Synaptic cleft

Definition

The synaptic gap is a space between two communicating nerve cells that plays an important role in the transmission of action potentials (nerve impulses). In it a modulation of signal transmission takes place, which has a great pharmacological importance.

Construction of a synaptic cleft

A synapse is the transition between two nerve cells or a nerve cell and a muscle cell. The latter is a special form of synapse and is also called motor end plate. However, it is important that there is no direct contact between the two cells, i.e. that there is an interruption, which is called a synaptic gap.

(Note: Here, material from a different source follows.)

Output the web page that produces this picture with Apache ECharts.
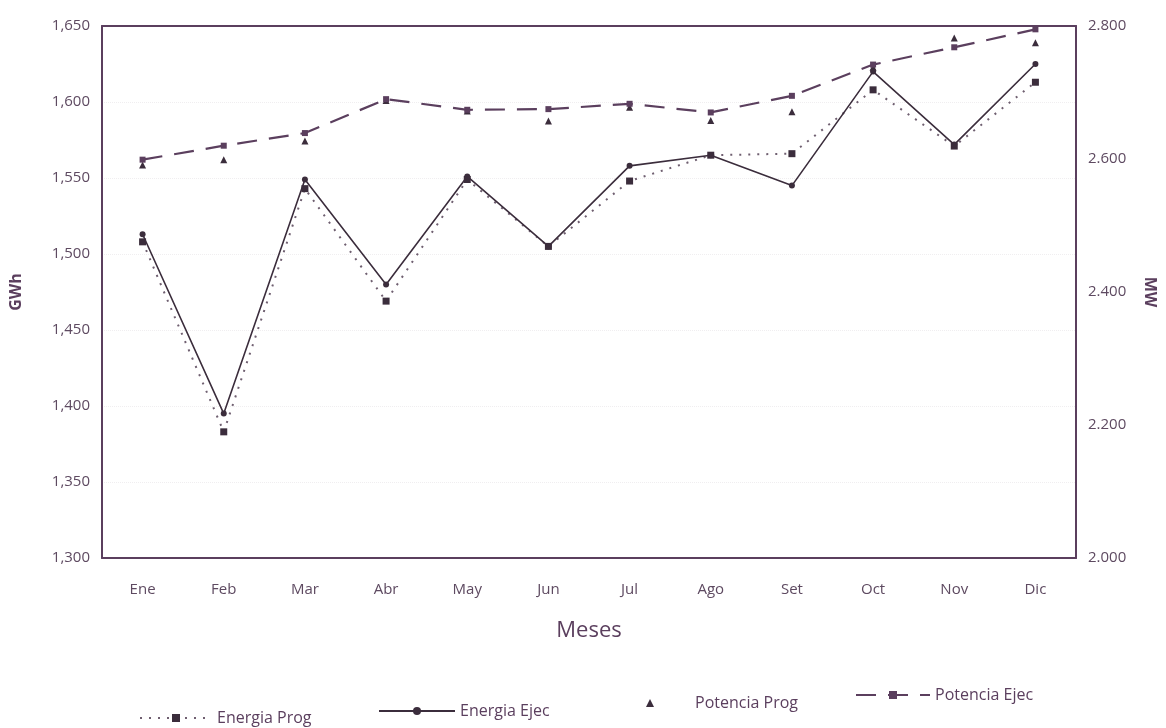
<!DOCTYPE html>
<html>
<head>
<meta charset="utf-8">
<script src="https://cdn.jsdelivr.net/npm/echarts@6/dist/echarts.min.js"></script>
<style>
  html, body { margin: 0; padding: 0; background: #ffffff; }
  #chart { width: 1166px; height: 728px; }
</style>
</head>
<body>
<div id="chart"></div>
<script>
// Meses del año
const meses = ['Ene', 'Feb', 'Mar', 'Abr', 'May', 'Jun', 'Jul', 'Ago', 'Set', 'Oct', 'Nov', 'Dic'];

// Energía (GWh) - eje izquierdo
const energiaProg = [1508, 1383, 1543, 1469, 1549, 1505, 1548, 1565, 1566, 1608, 1571, 1613];
const energiaEjec = [1513, 1395, 1549, 1480, 1551, 1505, 1558, 1565, 1545, 1620, 1572, 1625];

// Potencia (MW) - eje derecho
const potenciaProg = [2591, 2599, 2627, 2688, 2672, 2657, 2678, 2658, 2671, 2738, 2782, 2775];
const potenciaEjec = [2599, 2620, 2639, 2690, 2674, 2675, 2683, 2670, 2695, 2742, 2768, 2795];

// Escalas de los ejes
const gwhMin = 1300, gwhMax = 1650, gwhStep = 50;
const mwMin = 2000, mwMax = 2800, mwStep = 200;

const ink = '#5b3f5e';
const dark = '#3b2d3c';
const font = 'Open Sans, DejaVu Sans, sans-serif';

function miles(v, sep) {
  const s = String(Math.round(v));
  return s.length > 3 ? s.slice(0, s.length - 3) + sep + s.slice(-3) : s;
}

const chart = echarts.init(document.getElementById('chart'));

const legendText = { color: ink, fontFamily: font, fontSize: 16 };
const tickText = { color: '#5e4a61', fontFamily: font, fontSize: 15 };

chart.setOption({
  animation: false,
  backgroundColor: '#ffffff',
  grid: { left: 101, right: 88, top: 26, bottom: 170 },
  legend: [
    { data: ['Energia Prog'], left: 134, top: 705, itemWidth: 72, itemHeight: 10, itemGap: 5, textStyle: legendText },
    { data: ['Energia Ejec'], left: 373, top: 698, itemWidth: 76, itemHeight: 10, itemGap: 5, textStyle: legendText },
    { data: ['Potencia Prog'], left: 605, top: 690, itemWidth: 80, itemHeight: 10, itemGap: 5, textStyle: legendText },
    { data: ['Potencia Ejec'], left: 850, top: 682, itemWidth: 74, itemHeight: 10, itemGap: 5, textStyle: legendText }
  ],
  xAxis: [
    {
      type: 'category',
      data: meses,
      boundaryGap: true,
      name: 'Meses',
      nameLocation: 'middle',
      nameGap: 62,
      nameTextStyle: { color: ink, fontFamily: font, fontSize: 22 },
      axisLine: { show: true, lineStyle: { color: ink, width: 2 } },
      axisTick: { show: false },
      axisLabel: Object.assign({ margin: 24 }, tickText),
      splitLine: { show: false }
    },
    {
      // borde superior del área de trazado
      type: 'category',
      data: meses,
      position: 'top',
      axisLine: { show: true, lineStyle: { color: ink, width: 2 } },
      axisTick: { show: false },
      axisLabel: { show: false },
      splitLine: { show: false }
    }
  ],
  yAxis: [
    {
      type: 'value',
      min: gwhMin, max: gwhMax, interval: gwhStep,
      name: 'GWh',
      nameLocation: 'middle',
      nameRotate: 90,
      nameGap: 78,
      nameTextStyle: { color: ink, fontFamily: font, fontSize: 16, fontWeight: 'bold' },
      axisLine: { show: true, lineStyle: { color: ink, width: 2 } },
      axisTick: { show: false },
      axisLabel: Object.assign({ margin: 12, formatter: v => miles(v, ',') }, tickText),
      splitLine: { show: true, lineStyle: { color: '#f0eef0', type: 'dotted', width: 1 } }
    },
    {
      type: 'value',
      position: 'right',
      min: mwMin, max: mwMax, interval: mwStep,
      name: 'MW',
      nameLocation: 'middle',
      nameRotate: -90,
      nameGap: 66,
      nameTextStyle: { color: ink, fontFamily: font, fontSize: 16, fontWeight: 'bold' },
      axisLine: { show: true, lineStyle: { color: ink, width: 2 } },
      axisTick: { show: false },
      axisLabel: Object.assign({ margin: 12, formatter: v => miles(v, '.') }, tickText),
      splitLine: { show: false }
    }
  ],
  series: [
    {
      name: 'Energia Prog',
      type: 'line',
      yAxisIndex: 0,
      data: energiaProg,
      symbol: 'rect',
      symbolSize: 7,
      itemStyle: { color: dark },
      lineStyle: { color: '#6f5f70', width: 2, type: [2, 7] },
      z: 2
    },
    {
      name: 'Energia Ejec',
      type: 'line',
      yAxisIndex: 0,
      data: energiaEjec,
      symbol: 'circle',
      symbolSize: 6,
      itemStyle: { color: dark },
      lineStyle: { color: dark, width: 1.6, type: 'solid' },
      z: 3
    },
    {
      name: 'Potencia Prog',
      type: 'line',
      yAxisIndex: 1,
      data: potenciaProg,
      symbol: 'triangle',
      symbolSize: 7,
      itemStyle: { color: dark },
      lineStyle: { width: 0, opacity: 0 },
      z: 2
    },
    {
      name: 'Potencia Ejec',
      type: 'line',
      yAxisIndex: 1,
      data: potenciaEjec,
      symbol: 'rect',
      symbolSize: 6,
      itemStyle: { color: ink },
      lineStyle: { color: ink, width: 2.2, type: [20, 12] },
      z: 4
    }
  ]
});
</script>
</body>
</html>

Electrical signals are conducted via nerve cells in order to excite another nerve cell or muscle cell, for example. An excited nerve cell, in turn, passes on the signal, while an excited muscle contracts. Since, as already described, there is no direct contact between the cells, the signal must cross the gap in another way.

This happens with the help of messenger substances, also called neurotransmitters, e.g. acetylcholine, serotonin or dopamine. If an electrical excitation (thus a signal) arrives, then these messengers are released from the presynaptic membrane (cell membrane of the first nerve cell) and diffuse to the postsynaptic membrane (cell membrane of the second nerve or muscle cell), to which the signal is transferred. Here, the transmitters can bind to specific receptors of the postsynaptic membrane and induce excitation.

Tasks of a synaptic cleft

As described above, synapses serve to transfer excitation from one cell to the next. However, due to the structure already described, the signal transfer only works in one direction: Presynapse to postsynapse. Retrograde conduction is therefore not possible and the flow of information is thus directed. However, it is also important that there are not only excitatory synapses, but also so-called inhibitory ones. Here the presynaptic neuron (nerve cell) releases transmitters that do not excite the following neuron but inhibit it.